Some-se a isso uma meia dúzia de canções estritamente solo, entre elas faixas recentes, como ‘Come on to me’ e ‘Fuh you’, ambas de Egypt Station (2018), e ‘New’, do disco homônimo de 2013, fase mais eletrônica de Paul e já presente na turnê anterior, de 2019. E aqui, a meu ver, reside o maior problema do setlist, uma vez que ignora tudo que ele lançou entre Pipes of Peace (1983) a Chaos and Creation in the Backyard (2005), ou seja, nada de Flowers in the Dirt (1989), nem de Off the Ground (1993) ou Flaming Pie (1997), que têm ótimas canções, até melhores que as recentes.

Não é de hoje que a zona de conforto cerca o velho Macca, que apresenta basicamente o mesmo repertório de outras tours, alterando apenas uma meia dúzia de canções de um repertório que se arrasta há décadas, o que é uma pena, mas perfeitamente compreensível. Aos 81 anos de idade, Paul nem precisava fazer shows, mas mantém-se ativo apresentando uma energia descomunal, tocando de tudo um pouco (baixo, guitarra, piano e até ukulele) e cantando todas as músicas sem, sequer, parar para tomar um copo d’água – a única pausa que acontece em todo show é a saída rapidíssima antes do bis, que nesta turnê ganhou uma baita surpresa, um dueto entre o Paul diante dos nossos olhos e um John Lennon virtual, relembrando o encontro dos dois em ‘I’ve got a feeling’ no concerto que se tornaria o último show dos Beatles, no telhado da gravadora Apple.

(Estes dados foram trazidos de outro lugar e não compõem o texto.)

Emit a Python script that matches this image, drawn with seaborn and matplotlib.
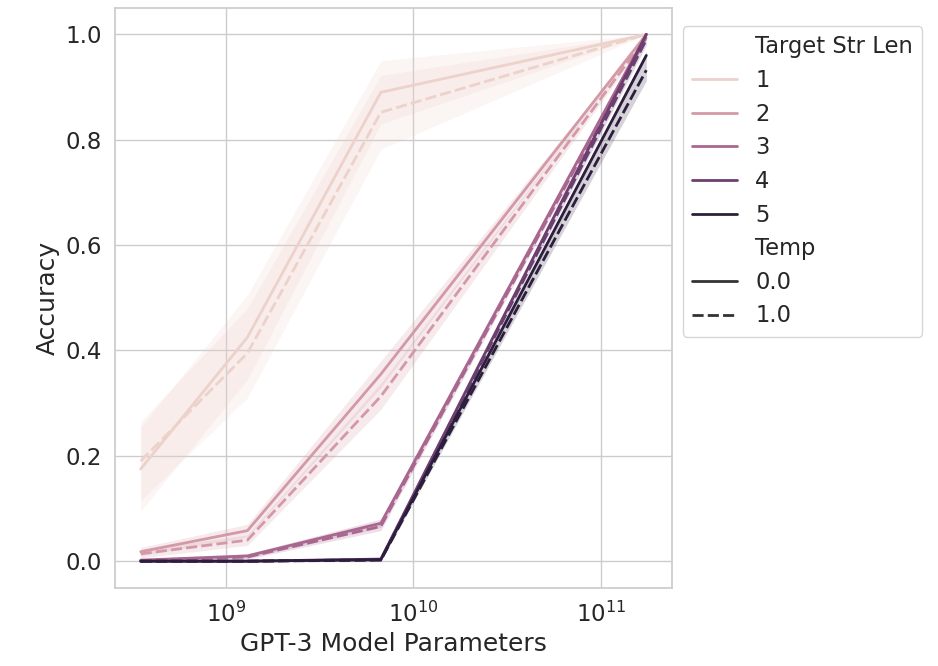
import pandas as pd
import numpy as np
import matplotlib.pyplot as plt
import seaborn as sns

# -----------------------------
# DATA (read off the reference)
# -----------------------------
params = [3.5e8, 1.3e9, 6.7e9, 1.75e11]
str_lens = [1, 2, 3, 4, 5]
temps = [0.0, 1.0]

# mean accuracy per (len, temp)
acc_t0 = {
    1: [0.175, 0.425, 0.890, 1.000],
    2: [0.018, 0.058, 0.355, 1.000],
    3: [0.002, 0.010, 0.072, 1.000],
    4: [0.000, 0.000, 0.004, 1.000],
    5: [0.000, 0.000, 0.003, 0.960],
}
acc_t1 = {
    1: [0.190, 0.395, 0.852, 1.000],
    2: [0.014, 0.040, 0.313, 0.995],
    3: [0.001, 0.008, 0.066, 0.995],
    4: [0.000, 0.000, 0.003, 0.990],
    5: [0.000, 0.000, 0.002, 0.932],
}
# confidence band half widths
band_t0 = {
    1: [0.080, 0.080, 0.060, 0.0],
    2: [0.008, 0.012, 0.025, 0.0],
    3: [0.002, 0.004, 0.008, 0.0],
    4: [0.0, 0.0, 0.002, 0.0],
    5: [0.0, 0.0, 0.002, 0.008],
}
band_t1 = {
    1: [0.075, 0.085, 0.070, 0.0],
    2: [0.008, 0.010, 0.025, 0.005],
    3: [0.002, 0.004, 0.008, 0.005],
    4: [0.0, 0.0, 0.002, 0.010],
    5: [0.0, 0.0, 0.002, 0.020],
}

rows = []
for L in str_lens:
    for t, acc, band in [(0.0, acc_t0, band_t0), (1.0, acc_t1, band_t1)]:
        for i, p in enumerate(params):
            rows.append({"GPT-3 Model Parameters": p, "Accuracy": acc[L][i],
                         "lo": acc[L][i] - band[L][i], "hi": min(acc[L][i] + band[L][i], 1.0),
                         "Target Str Len": L, "Temp": t})
df = pd.DataFrame(rows)

# -----------------------------
# PLOT
# -----------------------------
sns.set_theme(style="whitegrid", font_scale=1.5)
fig = plt.figure(figsize=(9.38, 6.66), dpi=100)
ax = fig.add_axes([0.123, 0.117, 0.593, 0.871])

cmap = sns.cubehelix_palette(as_cmap=True)
norm = plt.Normalize(min(str_lens), max(str_lens))

for (L, t), g in df.groupby(["Target Str Len", "Temp"]):
    ax.fill_between(g["GPT-3 Model Parameters"], g["lo"], g["hi"],
                    color=cmap(norm(L)), alpha=0.2, linewidth=0)

sns.lineplot(data=df, x="GPT-3 Model Parameters", y="Accuracy",
             hue="Target Str Len", style="Temp", palette=cmap,
             errorbar=None, linewidth=2, ax=ax)
ax.set_xscale("log")

sns.move_legend(ax, "upper left", bbox_to_anchor=(1.0, 0.988),
                fontsize=16.3, labelspacing=0.47)

plt.savefig("out.png", dpi=100)
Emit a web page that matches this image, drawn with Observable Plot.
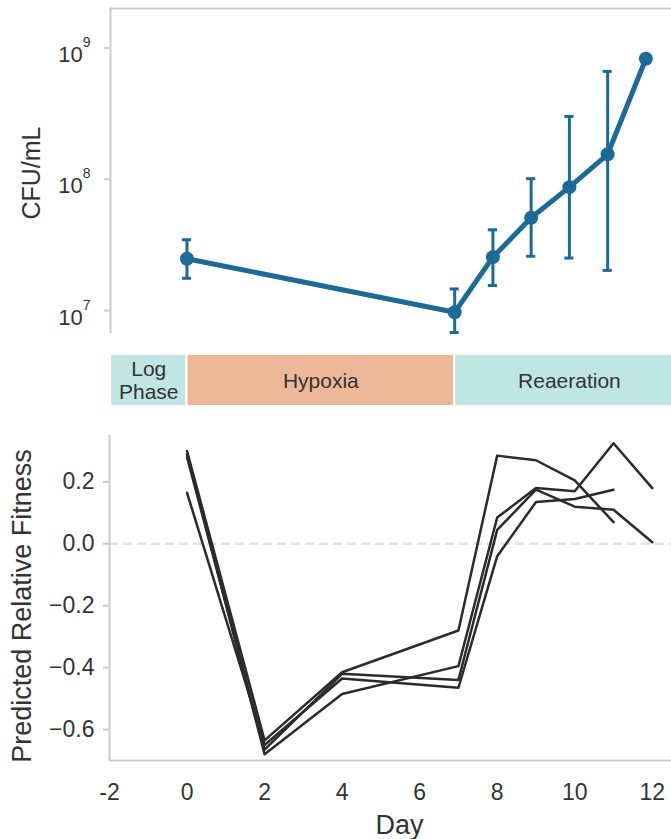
<!DOCTYPE html>
<html><head><meta charset="utf-8">
<script src="https://cdn.jsdelivr.net/npm/d3@7"></script>
<script src="https://cdn.jsdelivr.net/npm/@observablehq/plot@0.6"></script>
<style>
html,body{margin:0;padding:0;background:#fff;overflow:hidden;}
#chart{width:671px;height:839px;position:relative;overflow:hidden;background:#fff;}
#chart svg{display:block;max-width:none !important;}
</style></head><body><div id="chart"></div>
<script>
// ---- data ----
const cfuDays = [0, 7, 8, 9, 10, 11, 12];
const cfuMean = [2.48e7, 9.7e6, 2.55e7, 5.09e7, 8.71e7, 1.55e8, 8.28e8];
const cfuLow  = [1.76e7, 6.8e6, 1.55e7, 2.59e7, 2.51e7, 2.02e7, null];
const cfuHigh = [3.46e7, 1.46e7, 4.12e7, 1.01e8, 3.01e8, 6.64e8, null];
const cfuTicks = [1e7, 1e8, 1e9];

const phaseNames = ["Log\nPhase", "Hypoxia", "Reaeration"];
const phaseStart = [-2, 0, 7];
const phaseEnd = [0, 7, 13];
const phaseColors = ["#c0e6e3", "#ecb898", "#c0e6e3"];

const fitDays = [0, 2, 4, 7, 8, 9, 10, 11, 12];
const fitA = [0.30, -0.635, -0.415, -0.28, 0.285, 0.27, 0.205, 0.07, null];
const fitB = [0.29, -0.68, -0.485, -0.395, 0.085, 0.18, 0.17, 0.325, 0.18];
const fitC = [0.28, -0.665, -0.42, -0.44, 0.045, 0.175, 0.12, 0.11, 0.005];
const fitD = [0.165, -0.65, -0.435, -0.465, -0.04, 0.135, 0.145, 0.175, null];
const fitTicks = [-0.6, -0.4, -0.2, 0, 0.2];
const dayTicks = [-2, 0, 2, 4, 6, 8, 10, 12];

// ---- build tables ----
const cfu = cfuDays.map((d, i) => ({day: d, mean: cfuMean[i], low: cfuLow[i], high: cfuHigh[i]}));
const cfuErr = cfu.filter(d => d.low != null);
const phases = phaseNames.map((n, i) => ({name: n, start: phaseStart[i], end: phaseEnd[i], color: phaseColors[i]}));
const fit = [];
[["A", fitA], ["B", fitB], ["C", fitC], ["D", fitD]].forEach(([k, arr]) => {
  arr.forEach((v, i) => { if (v != null) fit.push({series: k, day: fitDays[i], value: v}); });
});

const FONT = '"Liberation Sans", Arial, Helvetica, sans-serif';
const INK = "#333333";
const SPINE = "#cccccc";
const BLUE = "#1b6a97";
const sup = {"0":"⁰","1":"¹","2":"²","3":"³","4":"⁴","5":"⁵","6":"⁶","7":"⁷","8":"⁸","9":"⁹"};
const unsup = Object.fromEntries(Object.entries(sup).map(([a, b]) => [b, a]));
const baseStyle = {fontFamily: FONT, fontSize: "23px", color: INK, background: "white", overflow: "visible", maxWidth: "none"};

const topDomainX = [-2, 12.67];
const topDomainY = [6.68e6, 2.0e9];
const botDomainX = [-2, 12.96];
const botDomainY = [-0.70, 0.35];

function styleAxes(svg, labelSize, labelShift) {
  svg.querySelectorAll('[aria-label$="axis tick"]').forEach(g => {
    g.setAttribute("stroke", SPINE); g.style.stroke = SPINE; g.setAttribute("stroke-width", 2);
    g.querySelectorAll("path,line").forEach(p => { p.style.stroke = SPINE; p.style.strokeWidth = "2px"; });
  });
  svg.querySelectorAll('g.tick line').forEach(p => { p.style.stroke = SPINE; p.style.strokeWidth = "2px"; });
  svg.querySelectorAll('[aria-label$="axis label"]').forEach(g => {
    g.style.fontSize = labelSize + "px";
    g.querySelectorAll("text").forEach(t => t.style.fontSize = labelSize + "px");
  });
  if (labelShift) {
    svg.querySelectorAll('[aria-label="y-axis label"]').forEach(g => {
      g.setAttribute("transform", (g.getAttribute("transform") || "") + ` translate(0,${labelShift})`);
    });
  }
}

// ---- top chart: CFU/mL ----
const topChart = Plot.plot({
  width: 671, height: 340, marginTop: 8, marginBottom: 7, marginLeft: 110, marginRight: 0,
  style: baseStyle,
  x: {domain: topDomainX, axis: null},
  y: {type: "log", domain: topDomainY, ticks: cfuTicks,
      tickFormat: d => "10" + String(Math.round(Math.log10(d))).split("").map(c => sup[c]).join(""),
      tickSize: 6, tickPadding: 9, label: "CFU/mL", labelAnchor: "center", labelOffset: 88, labelArrow: "none"},
  marks: [
    Plot.ruleY([topDomainY[1]], {stroke: SPINE, strokeWidth: 2}),
    Plot.ruleX([topDomainX[0]], {stroke: SPINE, strokeWidth: 2}),
    Plot.ruleX(cfuErr, {x: "day", y1: "low", y2: "high", stroke: BLUE, strokeWidth: 3}),
    Plot.ruleY(cfuErr, {y: "low", x1: d => d.day - 0.12, x2: d => d.day + 0.12, stroke: BLUE, strokeWidth: 3}),
    Plot.ruleY(cfuErr, {y: "high", x1: d => d.day - 0.12, x2: d => d.day + 0.12, stroke: BLUE, strokeWidth: 3}),
    Plot.line(cfu, {x: "day", y: "mean", stroke: BLUE, strokeWidth: 5}),
    Plot.dot(cfu, {x: "day", y: "mean", r: 7, fill: BLUE})
  ]
});
styleAxes(topChart, 25, 2);
// render exponents as raised smaller text
topChart.querySelectorAll('[aria-label="y-axis tick label"] text, g.tick text').forEach(t => {
  const s = t.textContent;
  const m = s.match(/^10(.+)$/);
  if (!m) return;
  const e = m[1].split("").map(c => unsup[c] || c).join("");
  t.textContent = "";
  const ns = "http://www.w3.org/2000/svg";
  const a = document.createElementNS(ns, "tspan"); a.setAttribute("dy", "7"); a.textContent = "10";
  const b = document.createElementNS(ns, "tspan"); b.setAttribute("dy", "-15"); b.setAttribute("font-size", "14"); b.textContent = e;
  t.appendChild(a); t.appendChild(b);
  t.style.fontSize = "22px";
  t.setAttribute("transform", (t.getAttribute("transform") || "") + " translate(-5,0)");
});

// ---- phase band ----
const bandChart = Plot.plot({
  width: 671, height: 80, marginTop: 14, marginBottom: 14, marginLeft: 110, marginRight: 0,
  style: baseStyle,
  x: {domain: topDomainX, axis: null},
  y: {domain: [0, 1], axis: null},
  marks: [
    Plot.rect(phases, {x1: "start", x2: "end", y1: 0, y2: 1, fill: "color", stroke: "white", strokeWidth: 2, clip: true}),
    Plot.text(phases, {x: d => (d.start + d.end) / 2, y: 0.5, text: "name", fill: INK, fontSize: 21, lineHeight: 1.1})
  ]
});

// ---- bottom chart: predicted relative fitness ----
const bottomChart = Plot.plot({
  width: 689, height: 419, marginTop: 15, marginBottom: 79, marginLeft: 109, marginRight: 0,
  style: baseStyle,
  x: {domain: botDomainX, ticks: dayTicks, tickFormat: d => String(d), tickSize: 0, tickPadding: 23,
      label: "Day", labelAnchor: "center", labelOffset: 73, labelArrow: "none"},
  y: {domain: botDomainY, ticks: fitTicks, tickFormat: d3.format(".1f"), tickSize: 6, tickPadding: 9,
      label: "Predicted Relative Fitness", labelAnchor: "center", labelOffset: 98, labelArrow: "none"},
  marks: [
    Plot.ruleY([0], {stroke: "#e2e2e2", strokeWidth: 2.5, strokeDasharray: "9,5"}),
    Plot.ruleX([botDomainX[0]], {stroke: SPINE, strokeWidth: 2}),
    Plot.ruleY([botDomainY[0]], {stroke: SPINE, strokeWidth: 2}),
    Plot.line(fit, {x: "day", y: "value", z: "series", stroke: "#2b2b2b", strokeWidth: 2.5})
  ]
});
styleAxes(bottomChart, 27, 8);

const root = document.getElementById("chart");
root.appendChild(topChart);
root.appendChild(bandChart);
root.appendChild(bottomChart);
</script>
</body></html>
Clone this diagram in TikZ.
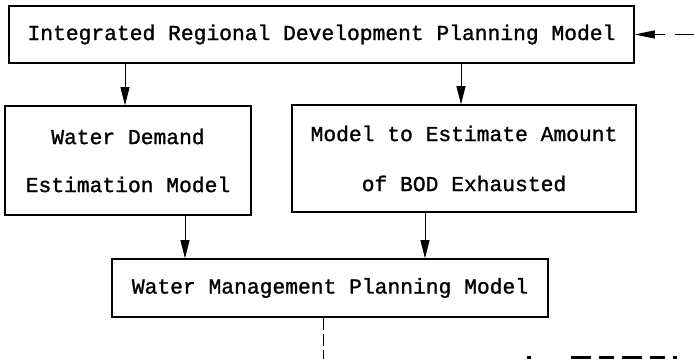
\documentclass[tikz,border=0pt]{standalone}
\usepackage{fontspec}
\newfontfamily\tw[FakeBold=1.2]{Liberation Mono}
\usetikzlibrary{arrows.meta}
\begin{document}
\begin{tikzpicture}[x=1pt,y=1pt,
  box/.style={draw=black, line width=1.5pt, rectangle, inner sep=0pt, align=center},
  arr/.style={line width=0.8pt, -{Triangle[length=18pt,width=9pt]}},
  lbl/.style={font=\tw\fontsize{21.3}{48}\selectfont}]
\useasboundingbox (0,0) rectangle (694,359);
\fill[white] (0,0) rectangle (694,359);
\node[box, lbl, minimum width=625pt, minimum height=57pt] (top) at (321.5,324.5)
  {Integrated Regional Development Planning Model};
\node[box, lbl, minimum width=246pt, minimum height=109pt] (lb) at (128,198.5)
  {Water Demand\\Estimation Model};
\node[box, lbl, font=\tw\fontsize{21.3}{50}\selectfont, minimum width=344pt, minimum height=107pt] (rb) at (464,200.5)
  {Model to Estimate Amount\\of BOD Exhausted};
\node[box, lbl, minimum width=436pt, minimum height=58pt] (bb) at (330,71)
  {Water Management Planning Model};
\coordinate (a1) at (125,0);
\coordinate (a2) at (461,0);
\coordinate (a3) at (185,0);
\coordinate (a4) at (425,0);
\coordinate (out) at (323,0);
\coordinate (in) at (694,324.5);
\coordinate (s1) at (527,0);
\coordinate (s2) at (694,0);
\draw[arr] (top.south -| a1) -- (lb.north -| a1);
\draw[arr] (top.south -| a2) -- (rb.north -| a2);
\draw[arr] (lb.south -| a3) -- (bb.north -| a3);
\draw[arr] (rb.south -| a4) -- (bb.north -| a4);
\draw[line width=0.8pt, dash pattern=on 12pt off 4pt] (bb.south -| out) -- (out);
\draw[line width=1.2pt, dash pattern=on 19pt off 10pt, -{Triangle[length=20pt,width=8pt]}] (in) -- (top.east);
\draw[line width=5pt, dash pattern=on 4pt off 40pt on 20pt off 8pt on 15pt off 8pt on 20pt off 8pt on 15pt off 8pt] (s1) -- (s2);
\end{tikzpicture}
\end{document}
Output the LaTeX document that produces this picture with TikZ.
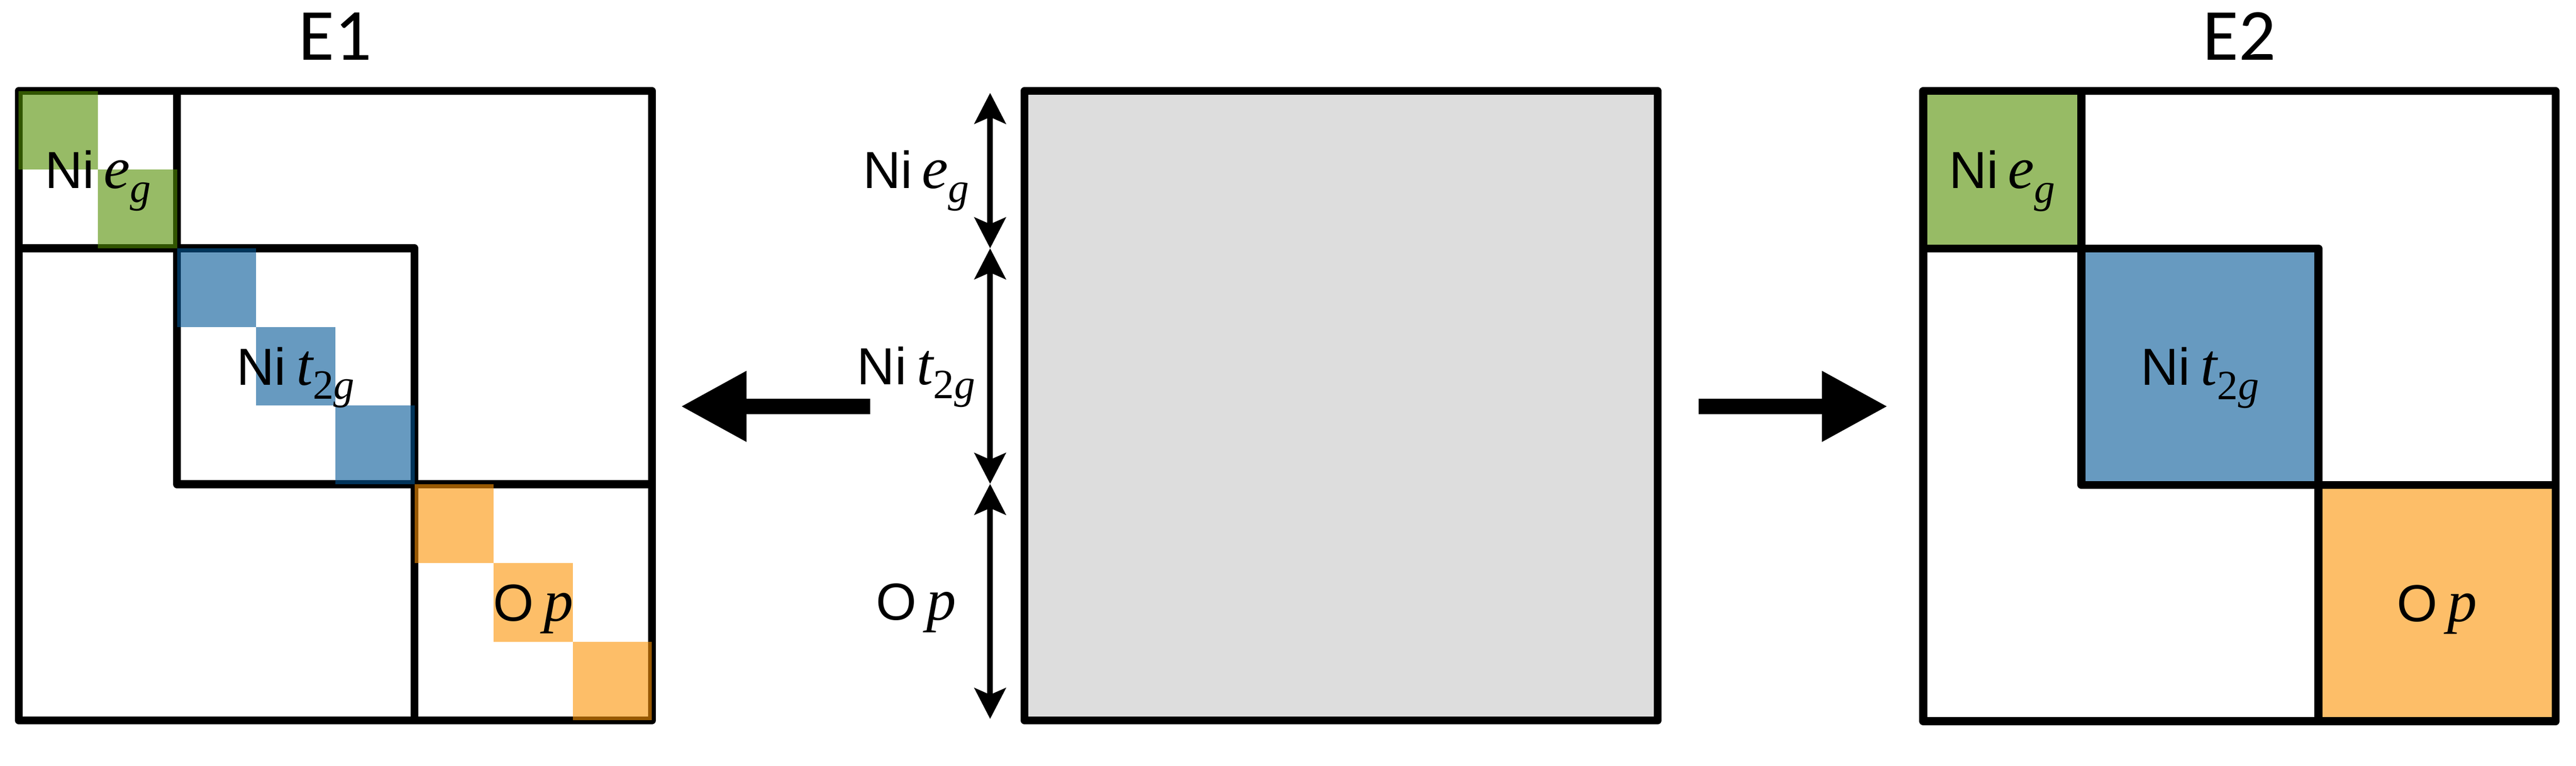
\documentclass[tikz,border=0pt]{standalone}
\usepackage{fontspec}
\newfontfamily\capfont{Carlito}
\newfontfamily\sansf{Liberation Sans}
\newfontfamily\serf{Liberation Serif}
\usetikzlibrary{arrows.meta}
\definecolor{egc}{RGB}{151,187,101}
\definecolor{tgc}{RGB}{103,154,192}
\definecolor{opc}{RGB}{253,190,104}
\definecolor{egd}{RGB}{82,142,0}
\definecolor{tgd}{RGB}{2,87,150}
\definecolor{opd}{RGB}{252,147,3}
\definecolor{midgray}{RGB}{221,221,221}
\newcommand{\orb}[4]{{\fontsize{110pt}{110pt}\selectfont\sansf #1}\hspace{#2}{\fontsize{125pt}{125pt}\selectfont\serf\itshape #3}\raisebox{-30pt}{\fontsize{88pt}{88pt}\selectfont\serf #4}}
\newcommand{\Leg}{\orb{Ni}{20pt}{e}{\itshape g}}
\newcommand{\Ltg}{\orb{Ni}{22pt}{t}{2\itshape g}}
\newcommand{\Lop}{\orb{O}{21pt}{p}{}}
\begin{document}
\begin{tikzpicture}[x=1pt,y=-1pt,
  gridline/.style={line width=17pt,line join=round},
  lab/.style={inner sep=0pt,anchor=base},
  ttl/.style={inner sep=0pt,anchor=base,font=\fontsize{155pt}{155pt}\selectfont\capfont},
  thinarrow/.style={line width=12pt,{Stealth[length=65pt,width=66pt,inset=14pt]}-{Stealth[length=65pt,width=66pt,inset=14pt]}},
  fatarrow/.style={line width=33pt,-{Triangle[length=139pt,width=140pt]}}]
\useasboundingbox (0,0) rectangle (5435,1616);

% titles
\node[ttl] (t1) at (707,127) {E1};
\node[ttl] (t2) at (4725,127) {E2};

% ---------- E1 ----------
\begin{scope}[shift={(39.5,192)},x=167pt,y=-166pt]
  \draw[gridline] (0,0) rectangle (8,8);
  \draw[gridline] (2,0) -- (2,5) -- (8,5);
  \draw[gridline] (0,2) -- (5,2) -- (5,8);
  \foreach \i in {0,1} \fill[egd,fill opacity=0.6] (\i,\i) rectangle ++(1,1);
  \foreach \i in {2,3,4} \fill[tgd,fill opacity=0.6] (\i,\i) rectangle ++(1,1);
  \foreach \i in {5,6,7} \fill[opd,fill opacity=0.6] (\i,\i) rectangle ++(1,1);
  \node[lab] (e1eg) at ([yshift=-39pt]1,1) {\Leg};
  \node[lab] (e1tg) at ([yshift=-39pt]3.5,3.5) {\Ltg};
  \node[lab] (e1op) at ([yshift=-39pt]6.5,6.5) {\Lop};
\end{scope}

% ---------- centre ----------
\draw[gridline,fill=midgray] (2161.5,192) rectangle (3497.5,1520);
\coordinate (a0) at (2089,196);
\coordinate (a1) at (2089,524);
\coordinate (a2) at (2089,1021);
\coordinate (a3) at (2089,1517);
\draw[thinarrow] (a0) -- (a1);
\draw[thinarrow] (a1) -- (a2);
\draw[thinarrow] (a2) -- (a3);
\node[lab] (ceg) at ([yshift=-39pt]1933,358) {\Leg};
\node[lab] (ctg) at ([yshift=-39pt]1933,772) {\Ltg};
\node[lab] (cop) at ([yshift=-39pt]1933,1269) {\Lop};

% ---------- big arrows ----------
\coordinate (l1) at (1836,857.5);
\coordinate (l2) at (1436,857.5);
\coordinate (r1) at (3584,857.5);
\coordinate (r2) at (3983,857.5);
\draw[fatarrow] (l1) -- (l2);
\draw[fatarrow] (r1) -- (r2);

% ---------- E2 ----------
\begin{scope}[shift={(4058,192)},x=166.75pt,y=-166.25pt]
  \fill[egc] (0,0) rectangle (2,2);
  \fill[tgc] (2,2) rectangle (5,5);
  \fill[opc] (5,5) rectangle (8,8);
  \draw[gridline] (0,0) rectangle (8,8);
  \draw[gridline] (2,0) -- (2,5) -- (8,5);
  \draw[gridline] (0,2) -- (5,2) -- (5,8);
  \node[lab] (e2eg) at ([yshift=-39pt]1,1) {\Leg};
  \node[lab] (e2tg) at ([yshift=-39pt]3.5,3.5) {\Ltg};
  \node[lab] (e2op) at ([yshift=-39pt]6.5,6.5) {\Lop};
\end{scope}
\end{tikzpicture}
\end{document}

Quanto à apresentação de 30 de novembro deste ano, em que nós éramos algumas das 55 mil pessoas que lotaram o estádio Mané Garrincha, mais do que a emoção (que é especial) de ver o autor e intérprete original de ‘Let it be’ e ‘Love me do’ cantar canções que integram nossa trilha sonora afetiva, foi ver Gael se virar para mim, me dar um abraço apertado (e também nos avós) e chorar copiosamente, o choro de gratidão por, enfim, estar ali, no que ele já vinha chamando de “o show da minha vida”. A emoção de ver um Beatle, então, teve um concorrente muito mais forte, o que fez daquele show o mais importante de nossas vidas.

*Coluna publicada originalmente na edição impressa de 05 de dezembro 2023.